The Stink Eye: Part of the Story

Oct 17, 2006 at 7:23 pm
There is an ethos in journalism that says reporters and the publications for which they report should never become part of a story. Of course, that was shattered by a handful of intrepid and adored journalists over the years — Hunter S. Thompson, Tom Wolfe, Gay Talese back when — and also by some major issues of late, like Judith Miller’s jailing for refusing to reveal a source and the response of her paper, The New York Times.

For LEO, and the alt-weekly world as far as we can tell, the current situation is rare and perhaps unprecedented. LEO founder and former columnist John Yarmuth has put his money where his mouth has been for 15 years, challenging five-term incumbent Anne Northup for her U.S. House seat. And LEO has unwittingly been thrust into the rhetorical gymnastics of the campaign, courtesy of the Congresswoman.

Northup has been bleating, most recently at a forum sponsored by Greater Louisville Inc. and United Healthcare on Friday, that Yarmuth is trying to hide his 800-plus LEO columns from the public. She whines that the newspaper has been complicit in doing so by taking Yarmuth’s columns off our Web site, www.leoweekly.com, when he decided to run for Congress.
This is an unequivocal lie.

It’s unbecoming of a United States representative to simply invent “facts,” and it’s embarrassing to this city’s electorate, both supporters and loathers of this publication, of which there are certainly many. Distorting truth to hide reality —  the Northup campaign’s forte — has also sadly become the political norm. But flat-out lies take campaign politics to a contemptuous new level.

There is no evidence, nor has there ever been, that LEO deliberately withheld Yarmuth’s columns from the public. In fact, Northup’s campaign spent several weeks in and out of our Fourth Street headquarters, copying each of Yarmuth’s columns from the bound archives we maintain — the only official record of LEO’s 16-year publishing history (the campaign paid for a security guard’s presence, stipulated by LEO, as these are the only copies).

The reason for this admittedly antiquated archiving system is simple: money. LEO is a sometimes-uncomfortably tiny operation, with only four people comprising the editorial staff. A variety of entities have hosted the paper’s Web site since the mid-’90s, none of which built an archiving system that’s been maintained. It’s not just Yarmuth’s columns that aren’t available online; nothing beyond Dec. 7 of last year is. That’s when our new Web site debuted.

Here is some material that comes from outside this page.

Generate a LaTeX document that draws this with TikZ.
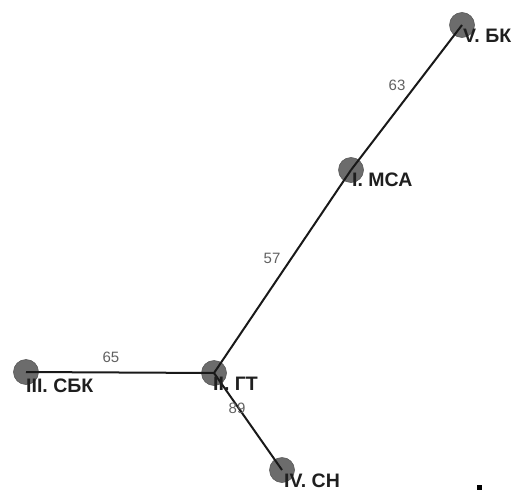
\documentclass[tikz,border=0pt]{standalone}
\usepackage{fontspec}
\setmainfont{Liberation Sans}
\begin{document}
\begin{tikzpicture}[x=1pt,y=-1pt,
  vertex/.style={circle,fill=gray!85!black,draw=gray!70!black,line width=0.6pt,minimum size=25pt,inner sep=0pt},
  link/.style={line width=2pt,black!90},
  weight/.style={font=\fontsize{15}{15}\selectfont,text=black!62,inner sep=0pt},
  tag/.style={font=\bfseries\fontsize{19.5}{19.5}\selectfont,text=black!88,anchor=base west,inner sep=0pt}]
  \useasboundingbox (0,0) rectangle (513,492);
  % vertices
  \node[vertex] (v5) at (462,25) {};
  \node[vertex] (v1) at (351,170) {};
  \node[vertex] (v2) at (214,373) {};
  \node[vertex] (v3) at (26,372) {};
  \node[vertex] (v4) at (282,470) {};
  % edges of the tree
  \draw[link] (v5.center) -- (v1.center);
  \draw[link] (v1.center) -- (v2.center);
  \draw[link] (v3.center) -- (v2.center);
  \draw[link] (v2.center) -- (v4.center);
  % edge weights
  \node[weight] (w63) at (397,85) {63};
  \node[weight] (w57) at (272,258) {57};
  \node[weight] (w65) at (111,357) {65};
  \node[weight] (w89) at (237,408) {89};
  % vertex names
  \node[tag] (t5) at (463,43) {V. БК};
  \node[tag] (t1) at (352,186) {I. МСА};
  \node[tag] (t2) at (213,390) {II. ГТ};
  \node[tag] (t3) at (26,392) {III. СБК};
  \node[tag] (t4) at (284,487) {IV. СН};
  % small marker
  \node[fill=black,minimum size=5pt,inner sep=0pt] (sq) at (479,487) {};
\end{tikzpicture}
\end{document}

Although LEO has regrettably failed to keep up with the tech times, it has consistently maintained a code of intellectual fairness and honesty while taking strong, obvious and fairly consistent editorial positions on most political issues, including those relating directly to Northup. Her campaign, somewhat predictably, has failed to uphold these standards, even in the face of insurmountable factual evidence that proves she’s dead wrong.

Yarmuth’s response to Northup’s LEO lie has been straightforward: After he sold the paper in 2003, he had no say over what happened to the archives. Yet Northup insists, despite no supporting evidence, that Yarmuth still controlled the paper’s decision-making mechanisms, simply because he kept an office at LEO (now gone) and took advantage of the company’s health care plan. In what company has drawing on an employee health package ever extended the authority to dictate company policy? Yes, Northup’s logic is tortured and utterly laughable.

If Anne Northup will lie about something so ancillary to both campaigns as whether LEO has impaired the public’s right to see our editorial content, what else will she lie about? Earmarks for friends in the business community? War rationale? Voting independence?

Thanks to LEO’s cooperation, she has copies of and claims to have read everything Yarmuth ever wrote for LEO — though she’s boasted publicly that she never reads LEO — and her campaign maintains a deceptive and misleading Web site devoted to demonizing him for certain phrases he’s penned.

This is not the first time the newspaper has attempted to straighten this record — apparently Northup missed that issue, though she was on the cover. Let’s hope she sees this: We implore you, Rep. Northup, to stop lying to your constituents.

As of this morning, the Yarmuth campaign has a new Web site. “The Northup Exposure” — www.northupexposure.com — will feature votes Northup has cast and campaign contributions she’s taken over a 10-year career. It will also, according to Jason Burke, Yarmuth’s campaign manager, debunk distortions Northup’s campaign has made of Yarmuth’s positions in recent ads and on the campaign trail, delivered with a fair amount of humor.